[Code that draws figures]
☆ ☆ ☆ ☆
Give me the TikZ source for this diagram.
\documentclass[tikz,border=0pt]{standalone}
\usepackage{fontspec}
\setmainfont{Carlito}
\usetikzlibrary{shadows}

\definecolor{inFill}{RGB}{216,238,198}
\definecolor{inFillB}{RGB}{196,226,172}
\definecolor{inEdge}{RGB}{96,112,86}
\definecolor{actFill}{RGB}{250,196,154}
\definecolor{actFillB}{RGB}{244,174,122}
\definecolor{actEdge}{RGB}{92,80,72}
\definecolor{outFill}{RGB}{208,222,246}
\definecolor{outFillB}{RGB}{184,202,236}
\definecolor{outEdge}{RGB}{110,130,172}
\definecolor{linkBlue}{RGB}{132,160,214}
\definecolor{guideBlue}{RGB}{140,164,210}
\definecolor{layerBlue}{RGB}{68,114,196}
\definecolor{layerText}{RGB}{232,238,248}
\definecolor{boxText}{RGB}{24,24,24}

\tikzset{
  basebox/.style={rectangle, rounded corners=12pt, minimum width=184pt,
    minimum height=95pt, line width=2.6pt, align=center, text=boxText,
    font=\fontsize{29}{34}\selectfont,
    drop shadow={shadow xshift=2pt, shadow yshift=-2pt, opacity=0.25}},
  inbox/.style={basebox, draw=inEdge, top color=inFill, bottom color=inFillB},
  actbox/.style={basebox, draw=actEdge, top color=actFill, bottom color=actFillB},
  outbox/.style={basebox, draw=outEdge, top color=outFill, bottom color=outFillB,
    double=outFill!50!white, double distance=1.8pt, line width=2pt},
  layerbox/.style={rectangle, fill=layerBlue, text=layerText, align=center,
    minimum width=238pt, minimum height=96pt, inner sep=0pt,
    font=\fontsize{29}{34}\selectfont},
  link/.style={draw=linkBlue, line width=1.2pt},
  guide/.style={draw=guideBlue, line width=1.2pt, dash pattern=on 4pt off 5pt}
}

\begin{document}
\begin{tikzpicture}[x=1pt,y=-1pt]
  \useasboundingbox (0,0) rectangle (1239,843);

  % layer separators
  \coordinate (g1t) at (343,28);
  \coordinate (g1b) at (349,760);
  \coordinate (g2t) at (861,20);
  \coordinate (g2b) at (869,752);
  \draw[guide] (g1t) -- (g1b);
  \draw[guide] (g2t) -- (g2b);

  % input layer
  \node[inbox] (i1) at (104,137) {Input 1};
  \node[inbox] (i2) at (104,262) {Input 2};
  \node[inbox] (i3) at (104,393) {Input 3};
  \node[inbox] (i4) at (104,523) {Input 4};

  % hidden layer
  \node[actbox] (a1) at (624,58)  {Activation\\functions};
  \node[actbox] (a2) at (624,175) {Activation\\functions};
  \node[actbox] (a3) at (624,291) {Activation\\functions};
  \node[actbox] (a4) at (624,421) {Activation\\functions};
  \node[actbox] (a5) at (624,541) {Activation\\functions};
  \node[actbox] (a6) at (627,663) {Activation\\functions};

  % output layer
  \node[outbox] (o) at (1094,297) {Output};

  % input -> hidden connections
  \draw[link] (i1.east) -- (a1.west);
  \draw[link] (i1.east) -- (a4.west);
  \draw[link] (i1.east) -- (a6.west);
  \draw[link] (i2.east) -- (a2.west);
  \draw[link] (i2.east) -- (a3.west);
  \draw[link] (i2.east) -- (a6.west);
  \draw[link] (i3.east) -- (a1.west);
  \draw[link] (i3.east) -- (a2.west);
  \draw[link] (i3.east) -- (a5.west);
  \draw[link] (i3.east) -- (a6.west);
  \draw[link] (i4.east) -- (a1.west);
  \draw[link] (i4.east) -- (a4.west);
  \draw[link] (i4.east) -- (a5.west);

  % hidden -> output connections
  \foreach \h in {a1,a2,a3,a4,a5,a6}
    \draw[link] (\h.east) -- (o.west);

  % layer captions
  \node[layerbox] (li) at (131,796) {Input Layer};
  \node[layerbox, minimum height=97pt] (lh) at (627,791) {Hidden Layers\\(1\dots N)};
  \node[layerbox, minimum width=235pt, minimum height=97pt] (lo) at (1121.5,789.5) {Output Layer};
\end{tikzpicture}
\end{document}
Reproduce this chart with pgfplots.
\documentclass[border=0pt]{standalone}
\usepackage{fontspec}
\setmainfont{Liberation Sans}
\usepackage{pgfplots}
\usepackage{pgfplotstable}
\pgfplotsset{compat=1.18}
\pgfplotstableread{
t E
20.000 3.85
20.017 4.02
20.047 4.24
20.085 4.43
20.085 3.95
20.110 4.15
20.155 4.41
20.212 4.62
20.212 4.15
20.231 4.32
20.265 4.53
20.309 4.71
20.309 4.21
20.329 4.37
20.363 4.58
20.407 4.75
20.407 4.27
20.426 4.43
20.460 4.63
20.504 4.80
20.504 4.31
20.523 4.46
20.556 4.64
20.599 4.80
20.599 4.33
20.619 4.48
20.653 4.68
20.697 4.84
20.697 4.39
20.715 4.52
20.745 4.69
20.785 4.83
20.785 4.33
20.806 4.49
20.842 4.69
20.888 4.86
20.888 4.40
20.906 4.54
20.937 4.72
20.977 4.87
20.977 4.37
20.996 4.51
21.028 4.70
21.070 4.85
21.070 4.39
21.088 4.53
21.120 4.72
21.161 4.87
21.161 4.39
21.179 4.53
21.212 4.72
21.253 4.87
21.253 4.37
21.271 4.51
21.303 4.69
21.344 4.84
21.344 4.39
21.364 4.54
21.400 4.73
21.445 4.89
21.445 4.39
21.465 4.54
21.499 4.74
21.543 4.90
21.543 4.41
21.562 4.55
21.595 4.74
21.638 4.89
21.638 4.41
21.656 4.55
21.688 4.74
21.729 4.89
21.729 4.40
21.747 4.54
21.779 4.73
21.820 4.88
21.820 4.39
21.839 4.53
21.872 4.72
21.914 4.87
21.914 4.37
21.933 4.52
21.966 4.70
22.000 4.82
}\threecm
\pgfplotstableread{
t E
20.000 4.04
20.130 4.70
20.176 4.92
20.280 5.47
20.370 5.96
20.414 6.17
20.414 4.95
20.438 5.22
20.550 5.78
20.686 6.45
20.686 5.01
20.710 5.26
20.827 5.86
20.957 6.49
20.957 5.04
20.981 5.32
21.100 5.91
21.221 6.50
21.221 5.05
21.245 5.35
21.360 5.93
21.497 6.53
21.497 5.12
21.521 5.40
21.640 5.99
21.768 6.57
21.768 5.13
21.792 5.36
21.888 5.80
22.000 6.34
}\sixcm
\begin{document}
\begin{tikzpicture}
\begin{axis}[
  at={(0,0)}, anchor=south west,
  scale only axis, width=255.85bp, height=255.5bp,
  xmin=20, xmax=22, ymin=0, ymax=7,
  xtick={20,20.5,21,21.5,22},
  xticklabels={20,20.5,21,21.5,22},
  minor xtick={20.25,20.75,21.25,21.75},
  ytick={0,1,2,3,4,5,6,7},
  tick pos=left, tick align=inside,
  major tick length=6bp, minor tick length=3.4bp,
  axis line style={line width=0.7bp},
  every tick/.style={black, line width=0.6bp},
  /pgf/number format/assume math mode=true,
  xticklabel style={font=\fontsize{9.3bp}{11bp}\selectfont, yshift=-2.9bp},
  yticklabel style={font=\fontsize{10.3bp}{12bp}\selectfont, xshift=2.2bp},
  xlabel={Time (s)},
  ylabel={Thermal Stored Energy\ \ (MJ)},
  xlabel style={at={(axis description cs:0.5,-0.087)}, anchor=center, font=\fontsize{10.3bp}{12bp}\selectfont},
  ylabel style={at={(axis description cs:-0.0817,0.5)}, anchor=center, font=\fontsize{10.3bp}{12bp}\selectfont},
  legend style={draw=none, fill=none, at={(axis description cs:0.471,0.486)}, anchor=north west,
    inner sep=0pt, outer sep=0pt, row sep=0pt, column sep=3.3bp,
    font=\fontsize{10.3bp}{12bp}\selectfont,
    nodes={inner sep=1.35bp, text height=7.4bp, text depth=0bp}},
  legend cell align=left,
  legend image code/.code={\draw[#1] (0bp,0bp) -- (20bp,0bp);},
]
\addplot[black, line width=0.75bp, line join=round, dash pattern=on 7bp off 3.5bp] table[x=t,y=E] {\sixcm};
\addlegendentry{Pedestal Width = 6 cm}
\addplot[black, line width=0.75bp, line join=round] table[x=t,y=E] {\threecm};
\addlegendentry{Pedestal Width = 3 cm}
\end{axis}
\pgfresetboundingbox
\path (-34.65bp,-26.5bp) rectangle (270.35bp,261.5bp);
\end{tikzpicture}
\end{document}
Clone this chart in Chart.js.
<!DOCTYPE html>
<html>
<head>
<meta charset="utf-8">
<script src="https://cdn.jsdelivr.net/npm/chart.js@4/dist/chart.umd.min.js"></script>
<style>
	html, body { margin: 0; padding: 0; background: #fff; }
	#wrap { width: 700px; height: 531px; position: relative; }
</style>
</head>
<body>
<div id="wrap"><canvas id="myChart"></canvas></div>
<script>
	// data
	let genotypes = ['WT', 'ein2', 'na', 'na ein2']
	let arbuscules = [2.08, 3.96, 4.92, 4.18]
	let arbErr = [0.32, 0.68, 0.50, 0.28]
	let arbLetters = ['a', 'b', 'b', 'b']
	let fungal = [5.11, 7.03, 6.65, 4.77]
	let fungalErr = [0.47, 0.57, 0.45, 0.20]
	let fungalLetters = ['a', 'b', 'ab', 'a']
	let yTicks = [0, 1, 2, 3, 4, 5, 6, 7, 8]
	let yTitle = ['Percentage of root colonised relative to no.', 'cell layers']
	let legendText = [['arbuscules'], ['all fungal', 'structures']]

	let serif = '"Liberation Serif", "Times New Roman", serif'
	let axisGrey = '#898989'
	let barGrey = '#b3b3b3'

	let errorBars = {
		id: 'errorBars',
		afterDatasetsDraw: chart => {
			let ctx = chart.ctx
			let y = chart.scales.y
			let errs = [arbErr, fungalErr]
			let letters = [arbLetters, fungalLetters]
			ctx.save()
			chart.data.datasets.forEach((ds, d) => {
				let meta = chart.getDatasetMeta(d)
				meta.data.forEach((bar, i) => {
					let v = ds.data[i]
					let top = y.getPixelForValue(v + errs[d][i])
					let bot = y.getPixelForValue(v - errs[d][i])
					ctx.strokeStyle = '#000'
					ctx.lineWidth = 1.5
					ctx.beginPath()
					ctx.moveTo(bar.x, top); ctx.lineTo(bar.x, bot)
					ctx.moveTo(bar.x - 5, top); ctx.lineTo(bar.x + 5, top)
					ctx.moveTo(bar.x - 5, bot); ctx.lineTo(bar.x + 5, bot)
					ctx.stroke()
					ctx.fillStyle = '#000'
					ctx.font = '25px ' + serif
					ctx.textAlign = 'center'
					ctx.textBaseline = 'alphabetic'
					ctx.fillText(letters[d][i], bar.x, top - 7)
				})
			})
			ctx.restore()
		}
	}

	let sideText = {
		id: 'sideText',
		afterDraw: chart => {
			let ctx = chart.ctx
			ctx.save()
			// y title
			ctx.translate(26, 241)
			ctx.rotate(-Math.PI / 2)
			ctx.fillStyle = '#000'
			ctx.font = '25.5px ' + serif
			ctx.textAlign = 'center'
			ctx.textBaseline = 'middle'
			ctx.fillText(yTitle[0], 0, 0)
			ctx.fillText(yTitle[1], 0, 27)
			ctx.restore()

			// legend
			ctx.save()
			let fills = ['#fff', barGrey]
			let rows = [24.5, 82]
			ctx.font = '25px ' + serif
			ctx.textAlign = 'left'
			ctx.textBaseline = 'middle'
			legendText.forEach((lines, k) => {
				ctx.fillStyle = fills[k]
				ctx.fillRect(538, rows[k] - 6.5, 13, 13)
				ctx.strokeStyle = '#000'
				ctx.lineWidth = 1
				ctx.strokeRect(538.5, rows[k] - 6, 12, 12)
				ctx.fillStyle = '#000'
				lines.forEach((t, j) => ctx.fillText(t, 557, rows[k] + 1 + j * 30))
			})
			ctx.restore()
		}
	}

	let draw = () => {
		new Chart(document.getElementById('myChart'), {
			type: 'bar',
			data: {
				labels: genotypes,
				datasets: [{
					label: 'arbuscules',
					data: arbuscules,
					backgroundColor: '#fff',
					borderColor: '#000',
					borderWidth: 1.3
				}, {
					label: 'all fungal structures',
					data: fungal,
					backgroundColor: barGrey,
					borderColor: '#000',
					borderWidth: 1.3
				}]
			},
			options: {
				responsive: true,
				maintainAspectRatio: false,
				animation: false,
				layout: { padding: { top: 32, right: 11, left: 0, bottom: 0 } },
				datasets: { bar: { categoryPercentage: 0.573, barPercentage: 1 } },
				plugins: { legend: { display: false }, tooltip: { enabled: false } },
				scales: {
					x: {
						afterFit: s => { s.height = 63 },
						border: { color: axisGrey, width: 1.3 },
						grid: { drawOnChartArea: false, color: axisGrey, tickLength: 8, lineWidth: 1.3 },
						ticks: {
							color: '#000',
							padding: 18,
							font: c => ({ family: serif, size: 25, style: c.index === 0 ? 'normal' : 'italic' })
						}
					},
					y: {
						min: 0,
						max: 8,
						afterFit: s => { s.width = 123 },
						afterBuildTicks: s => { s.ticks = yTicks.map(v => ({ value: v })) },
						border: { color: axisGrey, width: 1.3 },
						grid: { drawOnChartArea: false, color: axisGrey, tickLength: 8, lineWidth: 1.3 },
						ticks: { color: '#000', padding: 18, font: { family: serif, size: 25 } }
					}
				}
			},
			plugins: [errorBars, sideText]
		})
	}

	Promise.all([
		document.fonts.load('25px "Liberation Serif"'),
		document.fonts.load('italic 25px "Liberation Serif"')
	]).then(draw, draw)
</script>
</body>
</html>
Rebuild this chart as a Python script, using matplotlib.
☆ ☆ ☆ ☆
# Exercise brief
Pick out, from the lines above, every one that contains the string "this".

# Solution below
Give me the TikZ source for this diagram.
Reproduce this chart with pgfplots.
Clone this chart in Chart.js.
Rebuild this chart as a Python script, using matplotlib.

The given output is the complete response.